I'm not sure how I actually feel about this but I wanted to start a conversation/task around potentially adding a field to pageview_actor that would record whether a particular actor signature had evidence of editing activity in their session.
Why:
- In research, for privacy reasons, we often filter out editors from reader session datasets given that their pageview history can be partially reconstructed from edit history -- e.g., the covid dataset. While the logged-in parameter can help with this, that's an imperfect proxy (you can have an account but not edit; you can edit but not have an account).

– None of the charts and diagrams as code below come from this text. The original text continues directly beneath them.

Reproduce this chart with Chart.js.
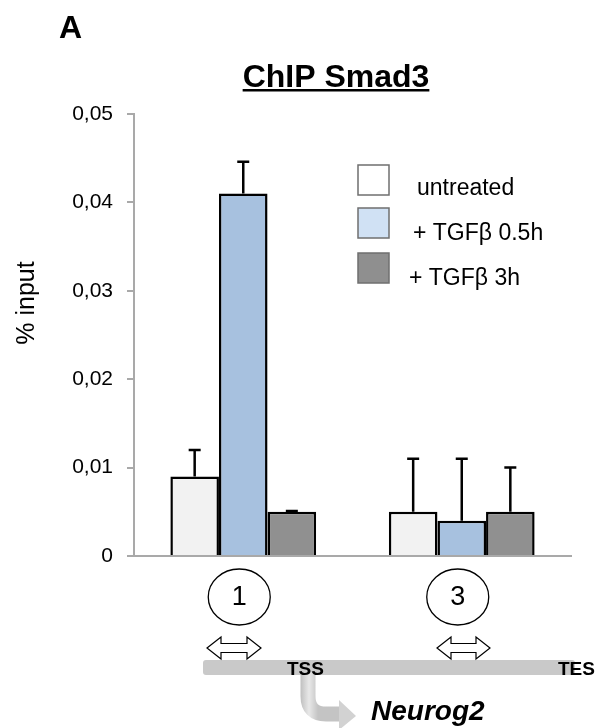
<!DOCTYPE html>
<html>
<head>
<meta charset="utf-8">
<script src="https://cdn.jsdelivr.net/npm/chart.js@4.4.0/dist/chart.umd.min.js"></script>
<style>
  body { margin: 0; background: #fff; }
  #wrap { width: 606px; height: 728px; position: relative; }
</style>
</head>
<body>
<div id="wrap"><canvas id="chipChart"></canvas></div>
<script>
// Data
const regions = ['1', '3'];
const untreated = [0.009, 0.005];
const untreatedErr = [0.003, 0.006];
const tgf05 = [0.041, 0.004];
const tgf05Err = [0.0036, 0.007];
const tgf3 = [0.005, 0.005];
const tgf3Err = [0.0001, 0.005];
const seriesNames = ['untreated', '+ TGFβ 0.5h', '+ TGFβ 3h'];
const yTicks = [0, 0.01, 0.02, 0.03, 0.04, 0.05];

const FONT = '"Liberation Sans", Arial, sans-serif';

// upward error bars, taken from each dataset's errors array
const errorBars = {
    id: 'errorBars',
    afterDatasetsDraw(chart) {
        const ctx = chart.ctx;
        const y = chart.scales.y;
        ctx.save();
        ctx.strokeStyle = '#000';
        ctx.lineWidth = 2.5;
        chart.data.datasets.forEach((ds, i) => {
            const meta = chart.getDatasetMeta(i);
            meta.data.forEach((bar, j) => {
                const top = y.getPixelForValue(ds.data[j] + ds.errors[j]);
                ctx.beginPath();
                ctx.moveTo(bar.x, bar.y);
                ctx.lineTo(bar.x, top);
                ctx.moveTo(bar.x - 6, top);
                ctx.lineTo(bar.x + 6, top);
                ctx.stroke();
            });
        });
        ctx.restore();
    }
};

function doubleArrow(ctx, x1, x2, cy) {
    const hl = 14, hh = 11, sh = 4.5;
    ctx.beginPath();
    ctx.moveTo(x1, cy);
    ctx.lineTo(x1 + hl, cy - hh);
    ctx.lineTo(x1 + hl, cy - sh);
    ctx.lineTo(x2 - hl, cy - sh);
    ctx.lineTo(x2 - hl, cy - hh);
    ctx.lineTo(x2, cy);
    ctx.lineTo(x2 - hl, cy + hh);
    ctx.lineTo(x2 - hl, cy + sh);
    ctx.lineTo(x1 + hl, cy + sh);
    ctx.lineTo(x1 + hl, cy + hh);
    ctx.closePath();
    ctx.fillStyle = '#fff';
    ctx.fill();
    ctx.strokeStyle = '#000';
    ctx.lineWidth = 1.2;
    ctx.stroke();
}

// title, legend, region circles and gene sketch
const decorations = {
    id: 'decorations',
    afterDraw(chart) {
        const ctx = chart.ctx;
        const x = chart.scales.x;
        ctx.save();

        // panel letter
        ctx.fillStyle = '#000';
        ctx.font = 'bold 32px ' + FONT;
        ctx.textBaseline = 'alphabetic';
        ctx.textAlign = 'left';
        ctx.fillText('A', 59, 38);

        // title, underlined
        ctx.font = 'bold 32px ' + FONT;
        ctx.textAlign = 'center';
        const title = 'ChIP Smad3';
        ctx.fillText(title, 336, 87);
        const tw = ctx.measureText(title).width;
        ctx.fillRect(336 - tw / 2, 89, tw, 2.5);

        // y axis title
        ctx.save();
        ctx.translate(27, 303);
        ctx.rotate(-Math.PI / 2);
        ctx.font = '25px ' + FONT;
        ctx.textBaseline = 'middle';
        ctx.fillText('% input', 0, 0);
        ctx.restore();

        // legend
        const legFill = ['#ffffff', '#d0e1f4', '#8f8f8f'];
        const legY = [165, 208, 253];
        const legTextX = [417, 413, 409];
        const legBase = [195, 240, 285];
        ctx.font = '23px ' + FONT;
        ctx.textAlign = 'left';
        seriesNames.forEach((name, i) => {
            ctx.fillStyle = legFill[i];
            ctx.fillRect(358, legY[i], 31, 30);
            ctx.strokeStyle = '#6f6f6f';
            ctx.lineWidth = 1.5;
            ctx.strokeRect(358, legY[i], 31, 30);
            ctx.fillStyle = '#000';
            ctx.fillText(name, legTextX[i], legBase[i]);
        });

        // region labels in circles under each group
        ctx.font = '27px ' + FONT;
        ctx.textAlign = 'center';
        ctx.textBaseline = 'middle';
        regions.forEach((r, i) => {
            const cx = x.getPixelForValue(i) - 4;
            ctx.beginPath();
            ctx.ellipse(cx, 597, 31, 28, 0, 0, Math.PI * 2);
            ctx.strokeStyle = '#000';
            ctx.lineWidth = 1.3;
            ctx.stroke();
            ctx.fillStyle = '#000';
            ctx.fillText(r, cx, 598);
        });

        // gene body
        ctx.fillStyle = '#c9c9c9';
        ctx.beginPath();
        ctx.roundRect(203, 660, 372, 15, 3);
        ctx.fill();

        doubleArrow(ctx, 207, 261, 648);
        doubleArrow(ctx, 437, 490, 648);

        // bent arrow from TSS
        const g = ctx.createLinearGradient(300, 0, 318, 0);
        g.addColorStop(0, '#bdbdbd');
        g.addColorStop(0.5, '#e8e8e8');
        g.addColorStop(1, '#c4c4c4');
        ctx.strokeStyle = g;
        ctx.lineWidth = 15;
        ctx.lineCap = 'butt';
        ctx.beginPath();
        ctx.moveTo(308, 672);
        ctx.lineTo(308, 696);
        ctx.quadraticCurveTo(308, 714, 326, 714);
        ctx.lineTo(340, 714);
        ctx.stroke();
        ctx.fillStyle = '#d2d2d2';
        ctx.beginPath();
        ctx.moveTo(339, 700);
        ctx.lineTo(356, 716);
        ctx.lineTo(339, 730);
        ctx.closePath();
        ctx.fill();

        ctx.fillStyle = '#000';
        ctx.textAlign = 'left';
        ctx.textBaseline = 'alphabetic';
        ctx.font = 'bold 19px ' + FONT;
        ctx.fillText('TSS', 287, 675);
        ctx.fillText('TES', 558, 675);
        ctx.font = 'italic bold 28px ' + FONT;
        ctx.fillText('Neurog2', 371, 720);

        ctx.restore();
    }
};

new Chart(document.getElementById('chipChart'), {
    type: 'bar',
    data: {
        labels: regions,
        datasets: [
            { label: seriesNames[0], data: untreated, errors: untreatedErr, backgroundColor: '#f2f2f2' },
            { label: seriesNames[1], data: tgf05, errors: tgf05Err, backgroundColor: '#a7c1df' },
            { label: seriesNames[2], data: tgf3, errors: tgf3Err, backgroundColor: '#909090' }
        ].map(ds => Object.assign(ds, {
            borderColor: '#000',
            borderWidth: 2.5,
            categoryPercentage: 0.667,
            barPercentage: 1.0
        }))
    },
    options: {
        responsive: true,
        maintainAspectRatio: false,
        animation: false,
        layout: { padding: { top: 114, right: 35, bottom: 172, left: 0 } },
        plugins: {
            legend: { display: false },
            tooltip: { enabled: false },
            title: { display: false }
        },
        scales: {
            x: {
                ticks: { display: false },
                grid: { display: false, drawTicks: false },
                border: { display: true, color: '#a9a9a9', width: 2 }
            },
            y: {
                min: 0,
                max: 0.05,
                afterFit: s => { s.width = 134; },
                afterBuildTicks: s => { s.ticks = yTicks.map(v => ({ value: v })); },
                ticks: {
                    padding: 14,
                    color: '#000',
                    font: { family: FONT, size: 21 },
                    callback: v => v === 0 ? '0' : v.toFixed(2).replace('.', ',')
                },
                grid: { drawOnChartArea: false, drawTicks: true, tickLength: 7, color: '#a9a9a9', lineWidth: 2 },
                border: { display: true, color: '#a9a9a9', width: 2 }
            }
        }
    },
    plugins: [errorBars, decorations]
});
</script>
</body>
</html>
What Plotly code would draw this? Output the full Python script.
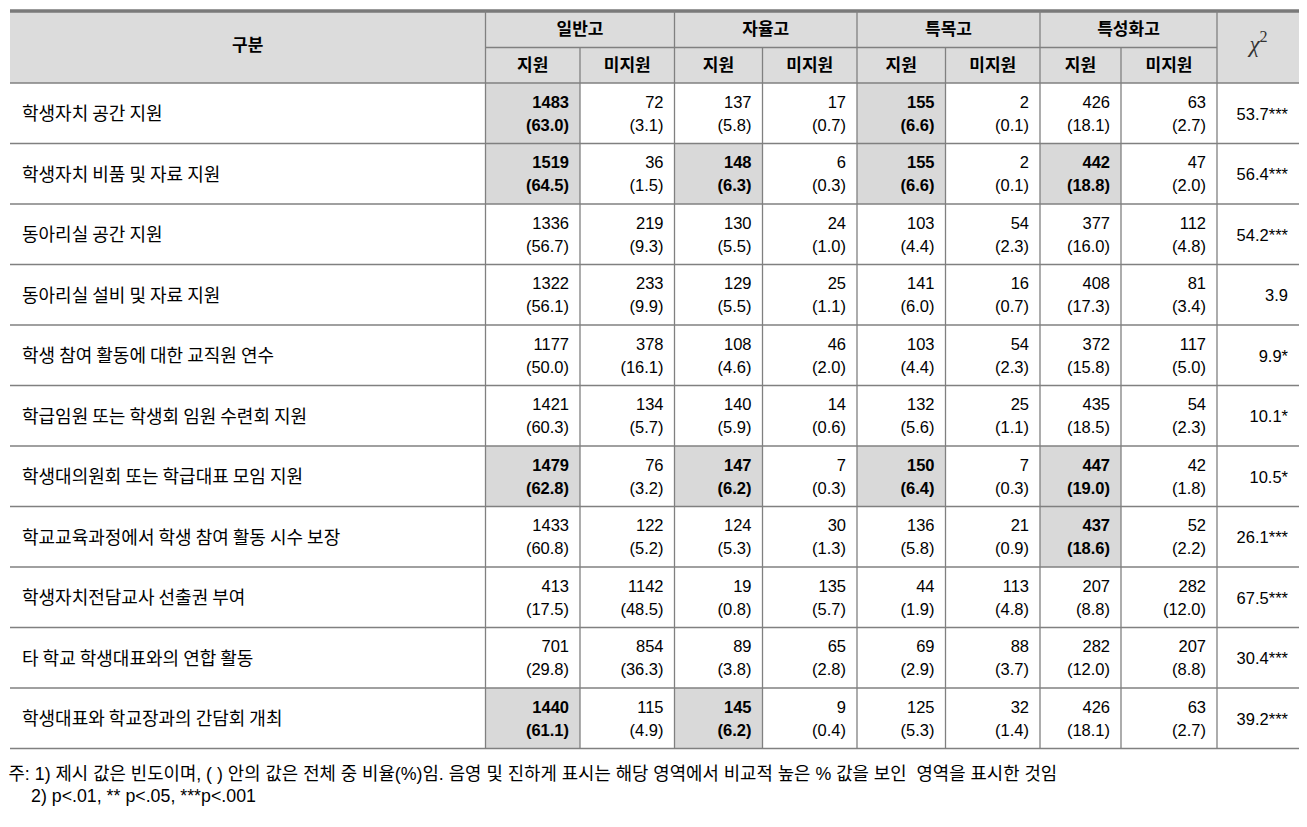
import plotly.graph_objects as go

# ── data ────────────────────────────────────────────────────────────────────
ROW_LABELS = [
    "학생자치 공간 지원",
    "학생자치 비품 및 자료 지원",
    "동아리실 공간 지원",
    "동아리실 설비 및 자료 지원",
    "학생 참여 활동에 대한 교직원 연수",
    "학급임원 또는 학생회 임원 수련회 지원",
    "학생대의원회 또는 학급대표 모임 지원",
    "학교교육과정에서 학생 참여 활동 시수 보장",
    "학생자치전담교사 선출권 부여",
    "타 학교 학생대표와의 연합 활동",
    "학생대표와 학교장과의 간담회 개최",
]
SCHOOL_TYPES = ["일반고", "자율고", "특목고", "특성화고"]
SUB_COLS = ["지원", "미지원"]

# column order: 일반고 지원/미지원, 자율고 지원/미지원, 특목고 지원/미지원, 특성화고 지원/미지원
COUNTS = [
    [1483, 72, 137, 17, 155, 2, 426, 63],
    [1519, 36, 148, 6, 155, 2, 442, 47],
    [1336, 219, 130, 24, 103, 54, 377, 112],
    [1322, 233, 129, 25, 141, 16, 408, 81],
    [1177, 378, 108, 46, 103, 54, 372, 117],
    [1421, 134, 140, 14, 132, 25, 435, 54],
    [1479, 76, 147, 7, 150, 7, 447, 42],
    [1433, 122, 124, 30, 136, 21, 437, 52],
    [413, 1142, 19, 135, 44, 113, 207, 282],
    [701, 854, 89, 65, 69, 88, 282, 207],
    [1440, 115, 145, 9, 125, 32, 426, 63],
]
PCTS = [
    [63.0, 3.1, 5.8, 0.7, 6.6, 0.1, 18.1, 2.7],
    [64.5, 1.5, 6.3, 0.3, 6.6, 0.1, 18.8, 2.0],
    [56.7, 9.3, 5.5, 1.0, 4.4, 2.3, 16.0, 4.8],
    [56.1, 9.9, 5.5, 1.1, 6.0, 0.7, 17.3, 3.4],
    [50.0, 16.1, 4.6, 2.0, 4.4, 2.3, 15.8, 5.0],
    [60.3, 5.7, 5.9, 0.6, 5.6, 1.1, 18.5, 2.3],
    [62.8, 3.2, 6.2, 0.3, 6.4, 0.3, 19.0, 1.8],
    [60.8, 5.2, 5.3, 1.3, 5.8, 0.9, 18.6, 2.2],
    [17.5, 48.5, 0.8, 5.7, 1.9, 4.8, 8.8, 12.0],
    [29.8, 36.3, 3.8, 2.8, 2.9, 3.7, 12.0, 8.8],
    [61.1, 4.9, 6.2, 0.4, 5.3, 1.4, 18.1, 2.7],
]
CHI2 = ["53.7***", "56.4***", "54.2***", "3.9", "9.9*", "10.1*",
        "10.5*", "26.1***", "67.5***", "30.4***", "39.2***"]
# shaded + bold cells: (row, column index in COUNTS)
HIGHLIGHT = {(0, 0), (0, 4),
             (1, 0), (1, 2), (1, 4), (1, 6),
             (6, 0), (6, 2), (6, 4), (6, 6),
             (7, 6),
             (10, 0), (10, 2)}
FOOTNOTES = [
    "주: 1) 제시 값은 빈도이며, ( ) 안의 값은 전체 중 비율(%)임. 음영 및 진하게 표시는 해당 영역에서 비교적 높은 % 값을 보인  영역을 표시한 것임",
    "2) p&lt;.01, ** p&lt;.05, ***p&lt;.001",
]

# ── geometry (screen pixels; the page body adds an 8px margin) ──────────────
W, H = 1307, 827
PAGE_M = 8
LEFT, RIGHT = 10, 1300
COL_EDGES = [485.5, 580, 674.5, 762.5, 857, 945.5, 1040, 1121, 1217]
TOP, HDR_MID, HDR_BOT = 11, 47.5, 83
ROW_H = 60.5
LINE_C = "#808080"
SHADE = "#d9d9d9"
NUM_FONT = "Liberation Sans, Arial"
KR_FONT = "Noto Sans CJK KR"
TXT_DY = 2.5  # plotly draws "middle" text a little above its anchor

n_rows = len(ROW_LABELS)
row_mid = [HDR_BOT + ROW_H * (i + 0.5) + TXT_DY for i in range(n_rows)]
bottom = HDR_BOT + ROW_H * n_rows

shapes = []
# header background
shapes.append(dict(type="rect", x0=LEFT, x1=RIGHT, y0=TOP, y1=HDR_BOT,
                   fillcolor="#dcdcdc", line_width=0, layer="below"))
# shaded cells
for (r, c) in HIGHLIGHT:
    shapes.append(dict(type="rect", x0=COL_EDGES[c], x1=COL_EDGES[c + 1],
                       y0=HDR_BOT + ROW_H * r, y1=HDR_BOT + ROW_H * (r + 1),
                       fillcolor=SHADE, line_width=0, layer="below"))
# horizontal rules
for i in range(n_rows + 1):
    y = HDR_BOT + ROW_H * i
    shapes.append(dict(type="line", x0=LEFT, x1=RIGHT, y0=y, y1=y,
                       line=dict(color=LINE_C, width=1.3), layer="below"))
shapes.append(dict(type="line", x0=COL_EDGES[0], x1=COL_EDGES[-1], y0=HDR_MID, y1=HDR_MID,
                   line=dict(color=LINE_C, width=1.3), layer="below"))
shapes.append(dict(type="line", x0=LEFT, x1=RIGHT, y0=TOP, y1=TOP,
                   line=dict(color="#7a7a7a", width=3.5), layer="below"))
# vertical rules
for k, x in enumerate(COL_EDGES):
    y0 = TOP if k % 2 == 0 else HDR_MID
    shapes.append(dict(type="line", x0=x, x1=x, y0=y0, y1=bottom,
                       line=dict(color=LINE_C, width=1.3), layer="below"))

fig = go.Figure()


def text_trace(x, y, text, pos, family, size, color="#000"):
    return go.Scatter(x=x, y=y, text=text, mode="text", textposition=pos,
                      textfont=dict(family=family, size=size, color=color),
                      hoverinfo="skip", showlegend=False, cliponaxis=False)


# header text
hx, hy, ht = [(LEFT + COL_EDGES[0]) / 2], [(TOP + HDR_BOT) / 2], ["<b>구분</b>"]
for g, name in enumerate(SCHOOL_TYPES):
    hx.append((COL_EDGES[2 * g] + COL_EDGES[2 * g + 2]) / 2)
    hy.append((TOP + HDR_MID) / 2 + 1)
    ht.append(f"<b>{name}</b>")
    for s, sub in enumerate(SUB_COLS):
        hx.append((COL_EDGES[2 * g + s] + COL_EDGES[2 * g + s + 1]) / 2)
        hy.append((HDR_MID + HDR_BOT) / 2 + 1)
        ht.append(f"<b>{sub}</b>")
fig.add_trace(text_trace(hx, hy, ht, "middle center", KR_FONT, 17))
fig.add_trace(text_trace([(COL_EDGES[-1] + RIGHT) / 2], [(TOP + HDR_BOT) / 2 - 1],
                         ["<i>χ</i><sup>2</sup>"], "middle center", "Liberation Serif", 23, "#333"))

# row labels
fig.add_trace(text_trace([22] * n_rows, row_mid, ROW_LABELS, "middle right", KR_FONT, 18))

# numbers: counts on the upper line, percentages on the lower line
cx, cy, ct, px_, py_, pt = [], [], [], [], [], []
for r in range(n_rows):
    for c in range(len(COUNTS[r])):
        a, b = f"{COUNTS[r][c]}", f"({PCTS[r][c]:.1f})"
        if (r, c) in HIGHLIGHT:
            a, b = f"<b>{a}</b>", f"<b>{b}</b>"
        cx.append(COL_EDGES[c + 1] - 11)
        cy.append(row_mid[r] - 12)
        ct.append(a)
        px_.append(COL_EDGES[c + 1] - 11)
        py_.append(row_mid[r] + 11)
        pt.append(b)
fig.add_trace(text_trace(cx, cy, ct, "middle left", NUM_FONT, 16.5))
fig.add_trace(text_trace(px_, py_, pt, "middle left", NUM_FONT, 16.5))
fig.add_trace(text_trace([RIGHT - 12] * n_rows, row_mid, CHI2, "middle left", NUM_FONT, 16.5))

# footnotes
fig.add_trace(text_trace([PAGE_M + 0.5, 31], [bottom + 25 + TXT_DY, bottom + 47 + TXT_DY],
                         FOOTNOTES, "middle right", "Liberation Sans, Noto Sans CJK KR", 17.8))

fig.update_layout(
    width=W - 2 * PAGE_M, height=H - 2 * PAGE_M,
    margin=dict(l=0, r=0, t=0, b=0),
    xaxis=dict(range=[PAGE_M, W - PAGE_M], visible=False, fixedrange=True),
    yaxis=dict(range=[H - PAGE_M, PAGE_M], visible=False, fixedrange=True),
    plot_bgcolor="white", paper_bgcolor="white",
    shapes=shapes,
)
fig.write_html("out.html")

- The clause for determining "did edit" depends on webrequests not marked as pageviews so the data is in the webrequests table but not pageview_actor table
- Precomputing this in pageview_actor would also help to normalize this pattern and make it more accessible to folks working with session data
- While surfacing it as a field makes it easier to identify editors in the data, I don't see this as a major privacy concern given that pageview_actor also has the same 90-day limit and access restrictions as webrequests
Potential reasons not to do it:
- For people who want this filter, they can always just go back to working with webrequests instead
The logic that we currently use for this is:
(uri_query LIKE '%action=edit%') # desktop wikitext editor (uri_query LIKE '%action=visualeditor%') # desktop and mobile visualeditor (uri_query LIKE '%&intestactions=edit&intestactionsdetail=full&uiprop=options%') # mobile wikitext editor
Notes:
- these clauses have to sweep through non-pageviews which is why it has to be done in the creation of pageview_actor as opposed to ad-hoc as needed afterwards.
- I haven't checked these clauses recently but hopefully they are still correct :) Nothing prevents changes to the API calls that would break these though...
- we don't have a clause for the apps because we traditionally leave them out of research datasets though as they grow in popularity, this will become less acceptable and we'll want to figure out how to include them in these clauses.